Last night's meeting showed me once again that although I'm smart enough to understand that I tend toward obscure prose, I'm not quite smart enough to identify obscure prose during revisions. Thus, this morning's stroll kept bringing me back to the topic of specificity. I'm sorry this gadget doesn't support uploading pics, but the ones this morning weren't necessarily good; rather they were about the fine details in the weeds bordering the woodland trail.

There are gorgeous, showy delphiniums and poppies in the curated beds in pastel and deep purple shades. Along the woodland trail, though, there are the tiny salmon flowers that I used to love in elementary school. These are plants that reward being low to the ground and grows in the shadow of trees and in the semi-mowed grass of playgrounds. It's a detail that might have been lost in the clover and dandelions but wasn't because it was previously familiar to me.

Similarly, details build a story by letting the reader borrow familiarity with situations and emotions they might not otherwise have.

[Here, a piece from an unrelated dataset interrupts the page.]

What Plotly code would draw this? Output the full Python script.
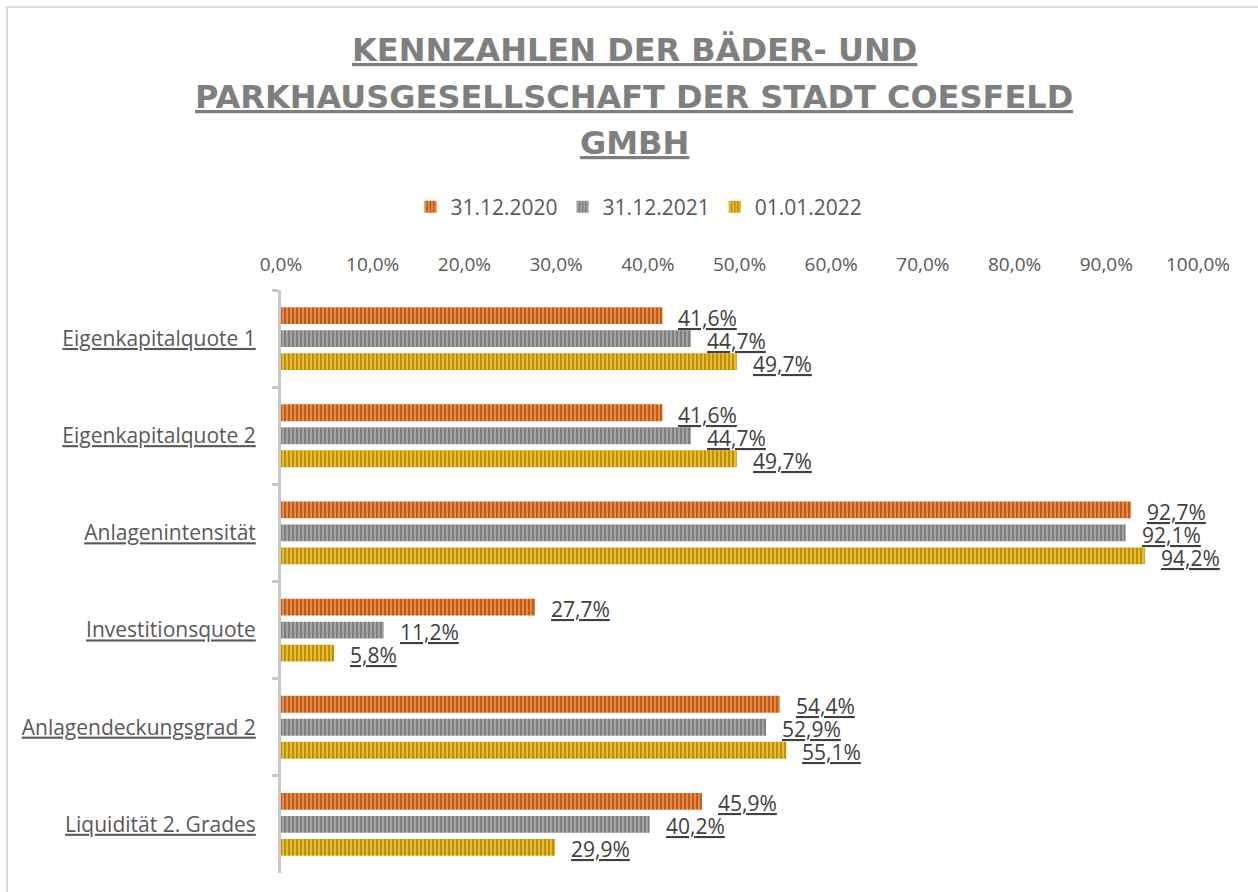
import plotly.graph_objects as go

categories = ["Eigenkapitalquote 1", "Eigenkapitalquote 2", "Anlagenintensität",
              "Investitionsquote", "Anlagendeckungsgrad 2", "Liquidität 2. Grades"]
series_names = ["31.12.2020", "31.12.2021", "01.01.2022"]
values_2020 = [41.6, 41.6, 92.7, 27.7, 54.4, 45.9]
values_2021 = [44.7, 44.7, 92.1, 11.2, 52.9, 40.2]
values_2022 = [49.7, 49.7, 94.2, 5.8, 55.1, 29.9]
title_lines = ["KENNZAHLEN DER BÄDER- UND",
               "PARKHAUSGESELLSCHAFT DER STADT COESFELD",
               "GMBH"]

W, H = 1258, 892
L, R, T, B = 281, 1198, 290, 873


def px(xp):
    return (xp - L) / (R - L)


def py(yp):
    return (B - yp) / (B - T)


FONT = "Open Sans"
TXT = "#595959"
series = [values_2020, values_2021, values_2022]
bg = ["#C55A11", "#7F7F7F", "#BF9000"]
fg = ["#F4B183", "#BFBFBF", "#FFD966"]

fig = go.Figure()
for name, vals, c, f in zip(series_names, series, bg, fg):
    fig.add_trace(go.Bar(
        name=name, y=categories, x=vals, orientation="h",
        marker=dict(color=c, line=dict(width=0),
                    pattern=dict(shape="|", fgcolor=f, size=4, solidity=0.35,
                                 fgopacity=0.8)),
        cliponaxis=False,
    ))

annotations = []
for i, vals in enumerate(series):
    for cat, v in zip(categories, vals):
        annotations.append(dict(
            x=v, y=cat, xref="x", yref="y", xanchor="left", yanchor="middle",
            xshift=14, yshift=(1 - i) * 23 - 2, showarrow=False,
            text=f"{v:.1f}".replace(".", ",") + "%",
            font=dict(family=FONT, size=21, color="#404040", lineposition="under"),
        ))

for k, (line, yc) in enumerate(zip(title_lines, [50, 97, 143])):
    annotations.append(dict(
        x=px(634), y=py(yc), xref="paper", yref="paper", xanchor="center",
        yanchor="middle", showarrow=False, text=line,
        font=dict(family="DejaVu Sans", size=32, color="#7F7F7F", weight="bold",
                  lineposition="under"),
    ))

fig.update_layout(
    width=W, height=H,
    margin=dict(l=L, r=W - R, t=T, b=H - B, autoexpand=False),
    paper_bgcolor="white", plot_bgcolor="white",
    barmode="group", bargap=0.29, bargroupgap=0.27,
    separators=",.",
    font=dict(family=FONT, size=19, color=TXT),
    showlegend=True,
    legend=dict(orientation="h", x=px(639), xanchor="center", y=py(207),
                yanchor="middle", font=dict(family=FONT, size=21, color=TXT),
                itemwidth=30, tracegroupgap=0),
    xaxis=dict(side="top", range=[0, 100], dtick=10, tick0=0, tickformat=".1f",
               ticksuffix="%", showgrid=False, zeroline=False, showline=False,
               ticks="", ticklabelstandoff=14,
               tickfont=dict(family=FONT, size=19, color=TXT)),
    yaxis=dict(type="category", autorange="reversed", showgrid=False,
               zeroline=False, showline=True, linecolor="#C8C8C8", linewidth=3,
               ticks="outside", tickson="boundaries", ticklen=6,
               tickcolor="#C8C8C8", tickwidth=3, ticklabelstandoff=18,
               tickfont=dict(family=FONT, size=21, color=TXT,
                             lineposition="under")),
    annotations=annotations,
    shapes=[dict(type="rect", xref="paper", yref="paper",
                 x0=px(7), y0=py(7), x1=px(W + 20), y1=py(H + 20),
                 line=dict(color="#D9D9D9", width=2), fillcolor="rgba(0,0,0,0)",
                 layer="below")],
)

fig.write_html("out.html", config={"displayModeBar": False},
               post_script="document.body.style.margin='0';")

I tend to mistake pretty details for important ones.While the delphinium beds are pretty, the salmon weeds trigger a personal reverie. I remember a spring afternoon on the playground listening to Tammy list all the items she'll bring to gym locker when we go to the junior high next year and have a formal gym class. She ticks off deodorant, hairbrush, etc. She's leaning against a tree, the rest of in a circle around her. For a few minutes, she's an expert on transitioning from kid to teen. Tammy's ordinary playground aggressiveness is now a social strength as we think about reverting to the bottom of the totem pole. It's also the last year that I see her, since I believe she moved that summer. By the next year, my focus was on the post-lunch cliques rather than the weeds that survived their feet. Thinking about growing up in Lake Jackson also reminds me of that initial drive to write.

Back to the draft, therefore, and the missing details and the unnecessary filigree.